▶ **What to produce**
Tally the lines below that contain "seaborn". The number is the whole answer.

=== Records for this task ===

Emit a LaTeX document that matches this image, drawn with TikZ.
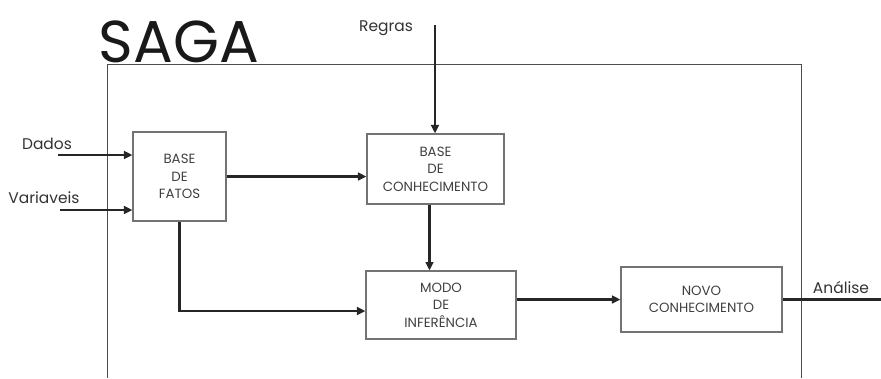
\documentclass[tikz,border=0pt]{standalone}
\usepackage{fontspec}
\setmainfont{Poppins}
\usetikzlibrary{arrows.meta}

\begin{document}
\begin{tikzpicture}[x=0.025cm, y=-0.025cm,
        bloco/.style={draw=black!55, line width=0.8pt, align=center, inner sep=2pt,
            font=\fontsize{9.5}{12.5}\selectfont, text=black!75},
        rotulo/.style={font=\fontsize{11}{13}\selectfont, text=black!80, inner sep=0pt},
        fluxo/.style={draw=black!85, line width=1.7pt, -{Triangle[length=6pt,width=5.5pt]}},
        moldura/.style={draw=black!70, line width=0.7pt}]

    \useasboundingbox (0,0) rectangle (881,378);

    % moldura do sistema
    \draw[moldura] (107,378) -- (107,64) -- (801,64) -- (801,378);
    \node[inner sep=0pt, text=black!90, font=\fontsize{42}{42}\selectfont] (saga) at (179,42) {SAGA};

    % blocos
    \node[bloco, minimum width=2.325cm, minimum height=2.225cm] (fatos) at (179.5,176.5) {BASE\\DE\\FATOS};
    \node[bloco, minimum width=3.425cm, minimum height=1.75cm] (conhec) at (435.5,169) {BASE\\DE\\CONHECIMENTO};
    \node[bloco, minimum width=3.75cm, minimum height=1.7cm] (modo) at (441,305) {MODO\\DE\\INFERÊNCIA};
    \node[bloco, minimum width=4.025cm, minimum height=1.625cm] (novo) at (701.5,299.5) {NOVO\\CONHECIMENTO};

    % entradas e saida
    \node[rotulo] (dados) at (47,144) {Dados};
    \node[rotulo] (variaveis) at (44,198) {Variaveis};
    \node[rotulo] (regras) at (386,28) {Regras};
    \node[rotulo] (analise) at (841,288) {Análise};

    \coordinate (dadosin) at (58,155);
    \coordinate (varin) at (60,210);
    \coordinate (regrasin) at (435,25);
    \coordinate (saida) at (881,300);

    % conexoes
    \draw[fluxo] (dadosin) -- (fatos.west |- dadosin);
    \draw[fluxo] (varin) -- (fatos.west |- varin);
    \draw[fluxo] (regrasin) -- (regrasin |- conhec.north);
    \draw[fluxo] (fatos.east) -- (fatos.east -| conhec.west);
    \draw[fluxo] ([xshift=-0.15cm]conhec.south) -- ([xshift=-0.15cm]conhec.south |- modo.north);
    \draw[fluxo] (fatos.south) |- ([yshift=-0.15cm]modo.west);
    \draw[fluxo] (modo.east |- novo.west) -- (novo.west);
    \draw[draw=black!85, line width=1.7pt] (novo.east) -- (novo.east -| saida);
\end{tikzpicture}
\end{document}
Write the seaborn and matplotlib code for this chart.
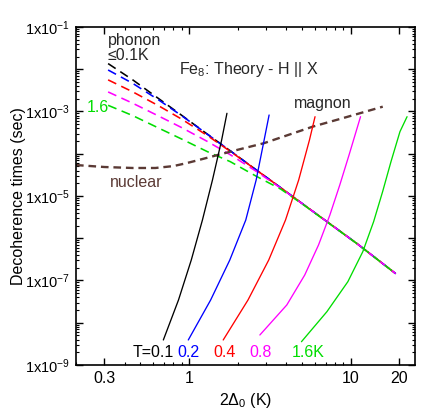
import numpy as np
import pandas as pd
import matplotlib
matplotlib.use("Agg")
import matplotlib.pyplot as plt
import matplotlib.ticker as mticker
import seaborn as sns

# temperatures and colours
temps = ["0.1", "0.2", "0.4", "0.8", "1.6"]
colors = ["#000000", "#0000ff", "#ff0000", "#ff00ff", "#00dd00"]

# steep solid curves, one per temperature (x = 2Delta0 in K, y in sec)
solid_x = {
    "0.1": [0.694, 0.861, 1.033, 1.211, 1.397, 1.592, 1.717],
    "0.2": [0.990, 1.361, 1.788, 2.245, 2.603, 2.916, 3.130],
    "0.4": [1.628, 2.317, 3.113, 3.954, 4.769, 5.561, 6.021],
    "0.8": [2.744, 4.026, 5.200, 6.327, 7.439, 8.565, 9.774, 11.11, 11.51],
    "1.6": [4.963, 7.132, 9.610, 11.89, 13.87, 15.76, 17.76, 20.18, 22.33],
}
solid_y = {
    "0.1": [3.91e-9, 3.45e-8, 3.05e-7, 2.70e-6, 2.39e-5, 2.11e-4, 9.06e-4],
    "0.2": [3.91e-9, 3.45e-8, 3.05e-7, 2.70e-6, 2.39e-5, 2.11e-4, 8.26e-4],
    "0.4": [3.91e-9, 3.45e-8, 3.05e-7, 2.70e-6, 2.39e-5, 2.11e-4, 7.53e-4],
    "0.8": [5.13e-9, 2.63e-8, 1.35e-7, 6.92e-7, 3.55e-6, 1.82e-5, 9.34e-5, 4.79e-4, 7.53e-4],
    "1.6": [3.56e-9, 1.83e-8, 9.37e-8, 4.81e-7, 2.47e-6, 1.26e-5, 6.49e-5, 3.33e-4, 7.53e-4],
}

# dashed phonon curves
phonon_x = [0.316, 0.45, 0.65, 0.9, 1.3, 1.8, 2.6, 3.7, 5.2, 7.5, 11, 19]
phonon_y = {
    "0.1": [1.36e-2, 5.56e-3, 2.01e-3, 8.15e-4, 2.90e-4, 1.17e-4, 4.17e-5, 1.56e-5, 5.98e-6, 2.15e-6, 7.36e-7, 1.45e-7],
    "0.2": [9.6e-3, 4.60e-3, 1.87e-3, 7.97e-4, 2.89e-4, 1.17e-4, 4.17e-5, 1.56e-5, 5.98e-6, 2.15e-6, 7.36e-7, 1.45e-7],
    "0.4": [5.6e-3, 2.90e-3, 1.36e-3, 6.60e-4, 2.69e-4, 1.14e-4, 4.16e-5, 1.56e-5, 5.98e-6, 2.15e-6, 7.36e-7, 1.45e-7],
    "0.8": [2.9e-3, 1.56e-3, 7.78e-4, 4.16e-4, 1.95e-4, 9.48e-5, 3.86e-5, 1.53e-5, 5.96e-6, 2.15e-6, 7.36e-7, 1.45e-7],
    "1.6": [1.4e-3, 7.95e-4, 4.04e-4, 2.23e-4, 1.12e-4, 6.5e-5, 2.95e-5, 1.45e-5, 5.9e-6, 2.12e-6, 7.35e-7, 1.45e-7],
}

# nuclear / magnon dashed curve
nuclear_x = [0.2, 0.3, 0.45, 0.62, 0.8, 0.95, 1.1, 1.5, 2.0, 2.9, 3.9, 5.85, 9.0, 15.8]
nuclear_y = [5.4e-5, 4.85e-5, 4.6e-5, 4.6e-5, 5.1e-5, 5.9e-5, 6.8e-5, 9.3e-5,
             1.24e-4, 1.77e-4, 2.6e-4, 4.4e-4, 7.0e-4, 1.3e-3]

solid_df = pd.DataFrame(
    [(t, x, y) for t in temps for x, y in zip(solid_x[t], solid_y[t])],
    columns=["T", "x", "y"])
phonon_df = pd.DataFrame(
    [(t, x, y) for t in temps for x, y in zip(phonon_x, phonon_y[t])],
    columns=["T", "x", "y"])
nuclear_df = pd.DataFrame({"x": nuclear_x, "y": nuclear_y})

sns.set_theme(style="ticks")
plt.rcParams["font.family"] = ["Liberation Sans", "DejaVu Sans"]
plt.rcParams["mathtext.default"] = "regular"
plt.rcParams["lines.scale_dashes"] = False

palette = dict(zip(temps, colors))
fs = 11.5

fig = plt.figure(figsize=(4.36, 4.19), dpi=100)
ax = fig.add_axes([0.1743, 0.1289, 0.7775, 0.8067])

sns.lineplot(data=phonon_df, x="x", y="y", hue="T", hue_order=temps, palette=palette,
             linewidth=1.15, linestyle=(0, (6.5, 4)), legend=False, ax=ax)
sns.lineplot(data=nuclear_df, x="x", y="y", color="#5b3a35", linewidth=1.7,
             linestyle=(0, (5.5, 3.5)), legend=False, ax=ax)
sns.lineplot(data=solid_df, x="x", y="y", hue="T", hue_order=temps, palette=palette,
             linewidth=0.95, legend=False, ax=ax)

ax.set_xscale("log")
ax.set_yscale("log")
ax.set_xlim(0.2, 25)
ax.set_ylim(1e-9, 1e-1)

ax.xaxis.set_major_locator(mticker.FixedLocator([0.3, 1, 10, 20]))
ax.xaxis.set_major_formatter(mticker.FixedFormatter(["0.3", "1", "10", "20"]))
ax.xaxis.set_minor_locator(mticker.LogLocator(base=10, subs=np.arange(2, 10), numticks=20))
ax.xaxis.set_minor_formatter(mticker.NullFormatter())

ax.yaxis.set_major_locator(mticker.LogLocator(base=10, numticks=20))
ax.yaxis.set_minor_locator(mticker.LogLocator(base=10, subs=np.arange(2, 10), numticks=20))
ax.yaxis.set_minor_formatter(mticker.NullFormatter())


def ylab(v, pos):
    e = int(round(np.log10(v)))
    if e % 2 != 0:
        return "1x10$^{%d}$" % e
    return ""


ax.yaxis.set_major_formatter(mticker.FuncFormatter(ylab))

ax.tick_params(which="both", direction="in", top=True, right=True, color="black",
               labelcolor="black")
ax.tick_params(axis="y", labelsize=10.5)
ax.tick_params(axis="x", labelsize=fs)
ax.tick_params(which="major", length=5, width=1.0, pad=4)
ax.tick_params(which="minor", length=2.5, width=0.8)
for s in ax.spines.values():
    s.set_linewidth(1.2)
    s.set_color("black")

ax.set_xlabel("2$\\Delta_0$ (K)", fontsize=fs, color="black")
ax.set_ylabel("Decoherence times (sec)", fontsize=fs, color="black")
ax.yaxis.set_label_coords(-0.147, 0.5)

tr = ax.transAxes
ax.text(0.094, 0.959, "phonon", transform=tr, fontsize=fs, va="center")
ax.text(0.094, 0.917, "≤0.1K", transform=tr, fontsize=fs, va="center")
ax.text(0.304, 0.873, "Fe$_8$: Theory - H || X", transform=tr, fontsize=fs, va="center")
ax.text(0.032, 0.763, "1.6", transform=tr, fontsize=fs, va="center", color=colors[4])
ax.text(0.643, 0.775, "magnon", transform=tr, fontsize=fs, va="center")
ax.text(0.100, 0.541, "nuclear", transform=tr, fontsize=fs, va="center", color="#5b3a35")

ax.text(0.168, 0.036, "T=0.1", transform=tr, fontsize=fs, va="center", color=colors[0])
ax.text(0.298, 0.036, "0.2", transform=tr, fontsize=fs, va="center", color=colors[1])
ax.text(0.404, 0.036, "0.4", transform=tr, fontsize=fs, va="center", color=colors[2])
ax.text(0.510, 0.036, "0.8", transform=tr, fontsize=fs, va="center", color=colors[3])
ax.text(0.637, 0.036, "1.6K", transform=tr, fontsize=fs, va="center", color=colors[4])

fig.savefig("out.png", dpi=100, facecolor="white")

===

▶ **Written solution**
2